**GIVEN REQUEST:** Retype the run of lines that opens with the line containing "Reproduce this chart with matplotlib." and closes with the line containing "0.11, 0.115, 0.124]", exactly and inclusively, but skip the pictures.

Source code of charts
◆ ◆ ◆ ◆ ◆ ◆ ◆

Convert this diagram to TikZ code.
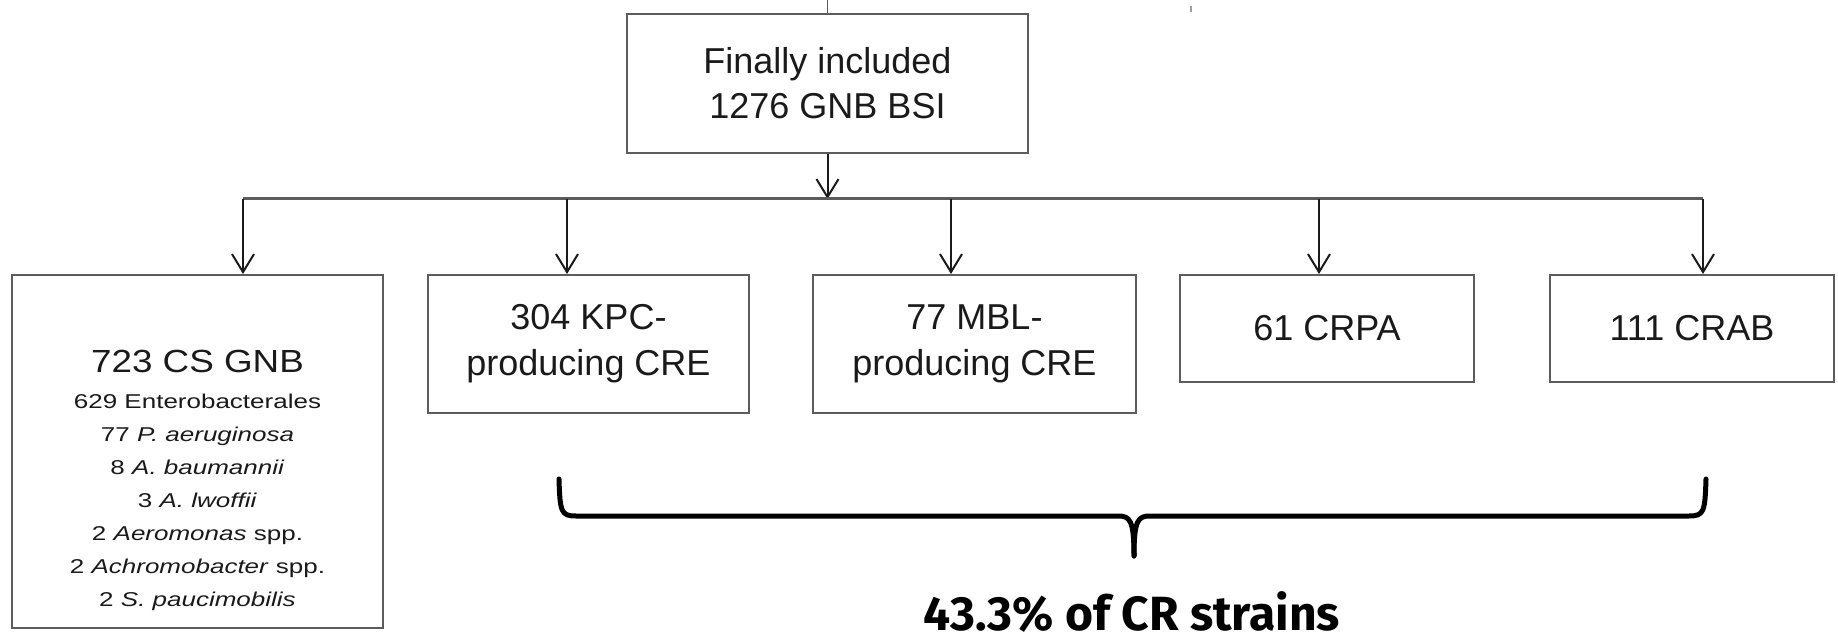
\documentclass[tikz,border=0pt]{standalone}
\usepackage{fontspec}
\setmainfont{Liberation Sans}
\newfontfamily\titlefont{Liberation Sans}[FakeStretch=1.15]
\newfontfamily\listfont{Liberation Sans}[FakeStretch=1.3]
\newfontfamily\bracefont{Fira Sans}
\usetikzlibrary{arrows.meta}
\definecolor{boxgray}{HTML}{5C5C5C}
\definecolor{ink}{HTML}{1A1A1A}
\begin{document}
\begin{tikzpicture}[x=0.5pt,y=-0.5pt,
  box/.style={draw=boxgray, line width=1pt, fill=white, inner sep=0pt, align=center, text=ink, font=\fontsize{18}{23}\selectfont},
  arr/.style={draw=ink, line width=1pt, -{Straight Barb[length=9pt,width=11pt]}},
  bus/.style={draw=boxgray, line width=1.5pt},
  bracepath/.style={draw=black, line width=2.5pt, line cap=round, line join=round},
  plain/.style={inner sep=0pt, text=ink, align=center}]
\useasboundingbox (0,0) rectangle (1838,642);
% boxes
\node[box, minimum width=200.5pt, minimum height=69.5pt, font=\fontsize{18}{22.5}\selectfont] (top) at (827.5,83.5) {Finally included\\1276 GNB BSI};
\node[box, minimum width=185.5pt, minimum height=176.5pt] (cs) at (197.5,451.5) {};
\node[box, minimum width=160.5pt, minimum height=69pt] (kpc) at (588.5,344) {304 KPC-\\producing CRE};
\node[box, minimum width=161.5pt, minimum height=69pt] (mbl) at (974.5,344) {77 MBL-\\producing CRE};
\node[box, minimum width=147pt, minimum height=53.5pt] (crpa) at (1327,328.5) {61 CRPA};
\node[box, minimum width=142pt, minimum height=53.5pt] (crab) at (1692,328.5) {111 CRAB};
% left box text
\node[plain, anchor=base, font=\titlefont\fontsize{16}{18}\selectfont] (cstitle) at (197.5,372) {723 CS GNB};
\node[plain, anchor=north, font=\listfont\fontsize{10}{16.5}\selectfont] (cslist) at (197.5,393.5)
  {629 Enterobacterales\\
   77 \textit{P. aeruginosa}\\
   8 \textit{A. baumannii}\\
   3 \textit{A. lwoffii}\\
   2 \textit{Aeromonas} spp.\\
   2 \textit{Achromobacter} spp.\\
   2 \textit{S. paucimobilis}};
% connectors
\coordinate (stub) at (827.5,0);
\draw[draw=boxgray, line width=0.8pt] (stub) -- (top.north);
\coordinate (speck) at (1191,6);
\draw[draw=boxgray!60, line width=0.8pt] (speck) -- ++(0,6);
\coordinate (hub) at (827.5,199);
\coordinate (b1) at (243,199);
\coordinate (b2) at (567,199);
\coordinate (b3) at (951,199);
\coordinate (b4) at (1319,199);
\coordinate (b5) at (1703,199);
\draw[arr] (top.south) -- (hub);
\draw[bus] (b1) -- (b5);
\draw[arr] (b1) -- (b1 |- cs.north);
\draw[arr] (b2) -- (b2 |- kpc.north);
\draw[arr] (b3) -- (b3 |- mbl.north);
\draw[arr] (b4) -- (b4 |- crpa.north);
\draw[arr] (b5) -- (b5 |- crab.north);
% brace
\draw[bracepath] (559,479) .. controls (560,512) and (561,516) .. (576,516) -- (1118,516)
   .. controls (1130,516) and (1134,520) .. (1134,556);
\draw[bracepath] (1706,479) .. controls (1705,512) and (1704,516) .. (1689,516) -- (1150,516)
   .. controls (1138,516) and (1134,520) .. (1134,556);
\node[plain, anchor=base, text=black, font=\bracefont\bfseries\fontsize{24}{28}\selectfont] (pct) at (1132,630) {43.3\% of CR strains};
\end{tikzpicture}
\end{document}
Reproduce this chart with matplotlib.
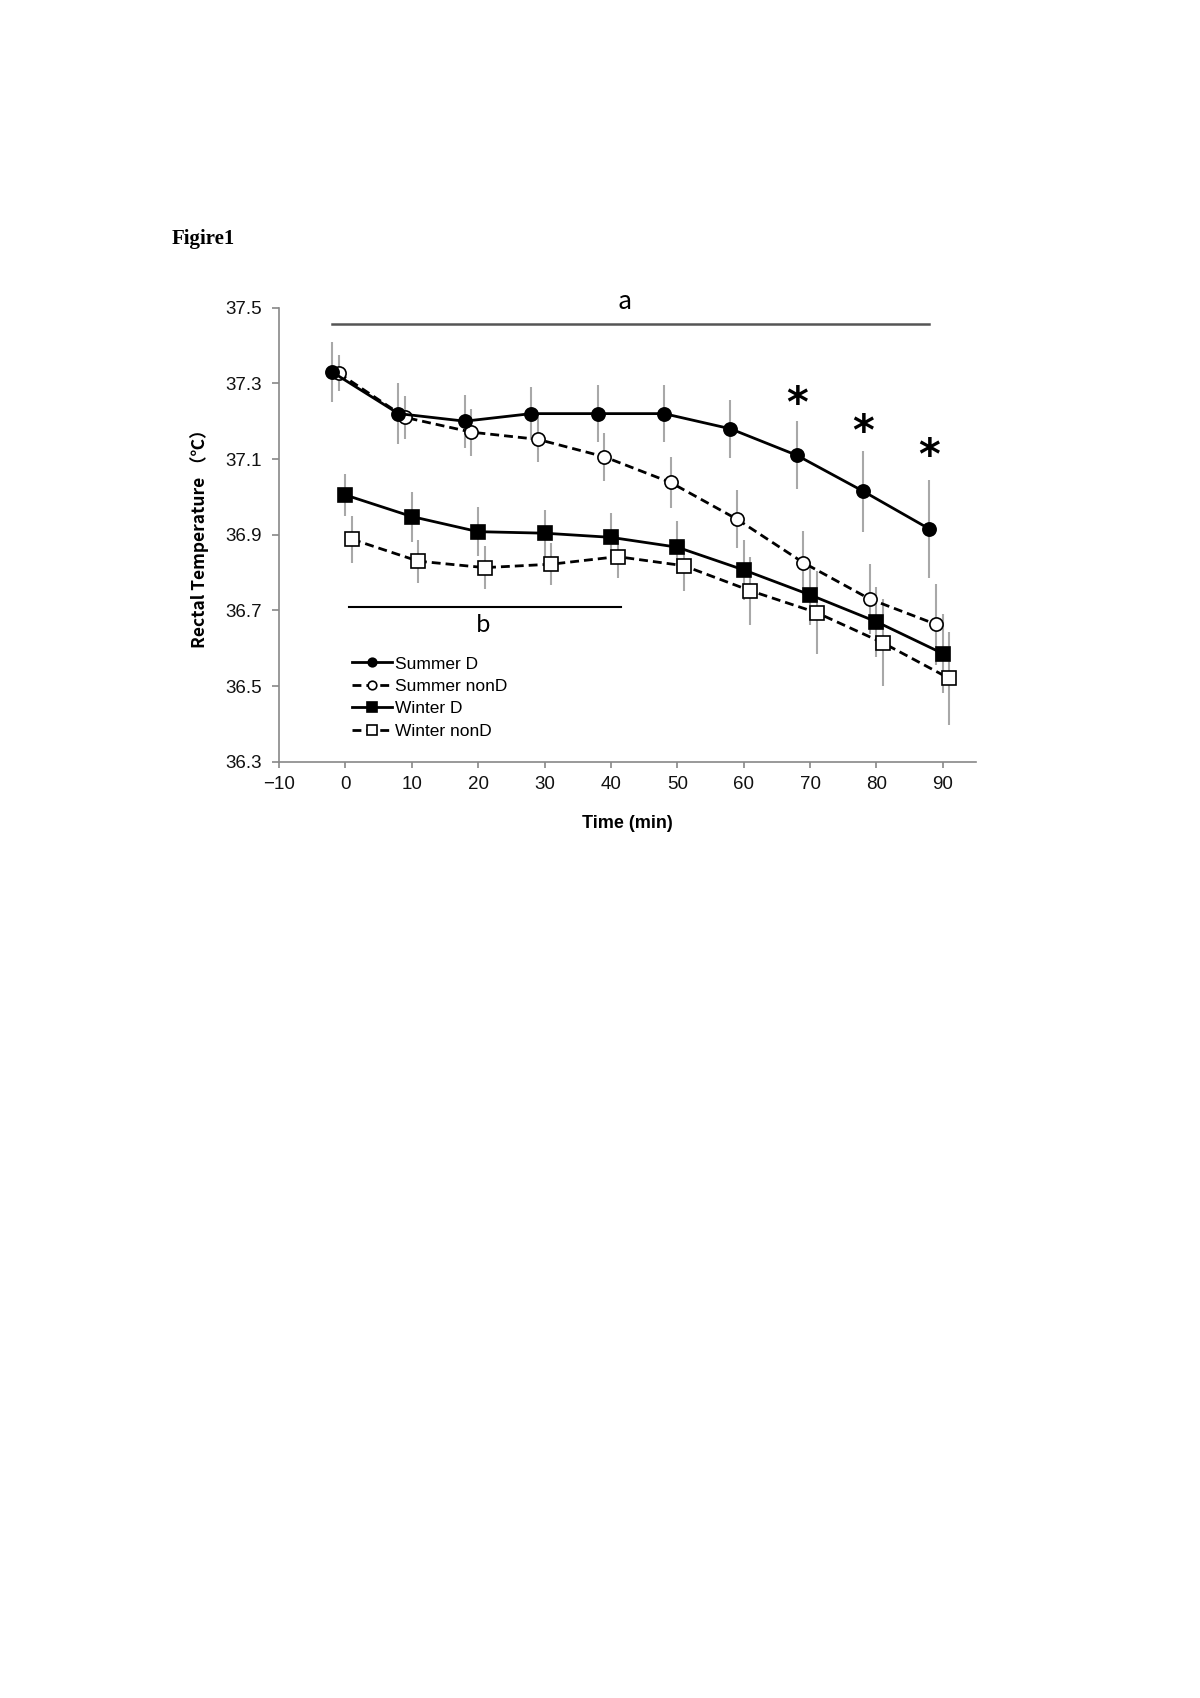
import numpy as np
import matplotlib
matplotlib.use('Agg')
import matplotlib.pyplot as plt

# Rectal temperature, mean and SE
time = [0, 10, 20, 30, 40, 50, 60, 70, 80, 90]

summer_d = [37.33, 37.22, 37.20, 37.22, 37.22, 37.22, 37.18, 37.11, 37.015, 36.915]
summer_d_se = [0.08, 0.08, 0.07, 0.07, 0.075, 0.075, 0.076, 0.09, 0.107, 0.13]

summer_nond = [37.327, 37.21, 37.171, 37.152, 37.106, 37.038, 36.941, 36.826, 36.73, 36.663]
summer_nond_se = [0.048, 0.057, 0.062, 0.06, 0.064, 0.068, 0.077, 0.085, 0.092, 0.108]

winter_d = [37.005, 36.948, 36.908, 36.904, 36.893, 36.867, 36.807, 36.741, 36.67, 36.586]
winter_d_se = [0.055, 0.066, 0.064, 0.062, 0.065, 0.07, 0.08, 0.08, 0.093, 0.105]

winter_nond = [36.888, 36.83, 36.813, 36.822, 36.842, 36.818, 36.752, 36.694, 36.614, 36.52]
winter_nond_se = [0.062, 0.057, 0.057, 0.056, 0.057, 0.066, 0.09, 0.11, 0.115, 0.124]

# significance marks
star_x = [68, 78, 88]
star_y = [37.256, 37.181, 37.117]

plt.rcParams['font.family'] = ['Liberation Sans', 'DejaVu Sans']

fig = plt.figure(figsize=(12, 16.98), dpi=100)
ax = fig.add_axes([0.2325, 0.5514, 0.5808, 0.2674])

fig.text(0.143, 0.859, 'Figire1', fontsize=15, fontweight='bold',
         family='Liberation Serif', va='center', ha='left')

t = np.array(time)
series = [
    # label, x offset, values, se, marker, face, linestyle
    ('Summer D', -2, summer_d, summer_d_se, 'o', 'black', '-'),
    ('Summer nonD', -1, summer_nond, summer_nond_se, 'o', 'white', (0, (3.2, 1.8))),
    ('Winter D', 0, winter_d, winter_d_se, 's', 'black', '-'),
    ('Winter nonD', 1, winter_nond, winter_nond_se, 's', 'white', (0, (3.2, 1.8))),
]

for lab, off, vals, se, mk, fc, ls in series:
    ax.errorbar(t + off, vals, yerr=se, fmt='none', ecolor='#a8a8a8',
                elinewidth=1.5, capsize=0, zorder=1)

for i, (lab, off, vals, se, mk, fc, ls) in enumerate(series):
    ms = 9.5 if mk == 'o' else 10
    ax.plot(t + off, vals, color='black', lw=2, linestyle=ls, marker=mk,
            markersize=ms, markerfacecolor=fc, markeredgecolor='black',
            markeredgewidth=1.2, label=lab, zorder=3 + (4 - i))

# bracket lines a and b
ax.plot([-2, 88], [37.457, 37.457], color='#555555', lw=1.8, zorder=2)
ax.text(42, 37.516, 'a', fontsize=18, family='Noto Sans CJK JP',
        ha='center', va='center', clip_on=False)
ax.plot([0.5, 41.5], [36.708, 36.708], color='black', lw=1.5, zorder=2)
ax.text(20.7, 36.66, 'b', fontsize=17, family='Noto Sans CJK JP',
        ha='center', va='center')

for sx, sy in zip(star_x, star_y):
    ax.text(sx, sy - 0.012, '*', fontsize=30, fontweight='bold',
            family='DejaVu Sans', ha='center', va='center')

ax.set_xlim(-10, 95)
ax.set_ylim(36.3, 37.5)
ax.set_xticks([-10, 0, 10, 20, 30, 40, 50, 60, 70, 80, 90])
ax.set_xticklabels(['\u221210', '0', '10', '20', '30', '40', '50', '60', '70', '80', '90'])
ax.set_yticks([36.3, 36.5, 36.7, 36.9, 37.1, 37.3, 37.5])
ax.set_yticklabels(['36.3', '36.5', '36.7', '36.9', '37.1', '37.3', '37.5'])

for s in ['top', 'right']:
    ax.spines[s].set_visible(False)
for s in ['left', 'bottom']:
    ax.spines[s].set_color('#888888')
    ax.spines[s].set_linewidth(1.2)

ax.tick_params(axis='both', colors='#888888', labelcolor='#111111',
               labelsize=13.5, width=1.2)
ax.tick_params(axis='y', length=5, pad=7)
ax.tick_params(axis='x', length=4, pad=6)

ax.set_ylabel('Rectal Temperature （℃）', fontsize=12.5, fontweight='bold',
              family=['Noto Sans CJK JP', 'DejaVu Sans'], labelpad=12)
ax.set_xlabel('Time (min)', fontsize=13, fontweight='bold', labelpad=16)

leg = ax.legend(loc='upper left', bbox_to_anchor=(0.105, 0.232), frameon=False,
                fontsize=12.5, handlelength=2.3, handletextpad=0.15,
                labelspacing=0.42, borderpad=0, borderaxespad=0, markerscale=0.65)
for h in leg.legend_handles:
    h.set_linewidth(2)

fig.savefig('out.png', dpi=100)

◆ ◆ ◆ ◆ ◆ ◆ ◆

**TASK OUTPUT:**
Reproduce this chart with matplotlib.
import numpy as np
import matplotlib
matplotlib.use('Agg')
import matplotlib.pyplot as plt

# Rectal temperature, mean and SE
time = [0, 10, 20, 30, 40, 50, 60, 70, 80, 90]

summer_d = [37.33, 37.22, 37.20, 37.22, 37.22, 37.22, 37.18, 37.11, 37.015, 36.915]
summer_d_se = [0.08, 0.08, 0.07, 0.07, 0.075, 0.075, 0.076, 0.09, 0.107, 0.13]

summer_nond = [37.327, 37.21, 37.171, 37.152, 37.106, 37.038, 36.941, 36.826, 36.73, 36.663]
summer_nond_se = [0.048, 0.057, 0.062, 0.06, 0.064, 0.068, 0.077, 0.085, 0.092, 0.108]

winter_d = [37.005, 36.948, 36.908, 36.904, 36.893, 36.867, 36.807, 36.741, 36.67, 36.586]
winter_d_se = [0.055, 0.066, 0.064, 0.062, 0.065, 0.07, 0.08, 0.08, 0.093, 0.105]

winter_nond = [36.888, 36.83, 36.813, 36.822, 36.842, 36.818, 36.752, 36.694, 36.614, 36.52]
winter_nond_se = [0.062, 0.057, 0.057, 0.056, 0.057, 0.066, 0.09, 0.11, 0.115, 0.124]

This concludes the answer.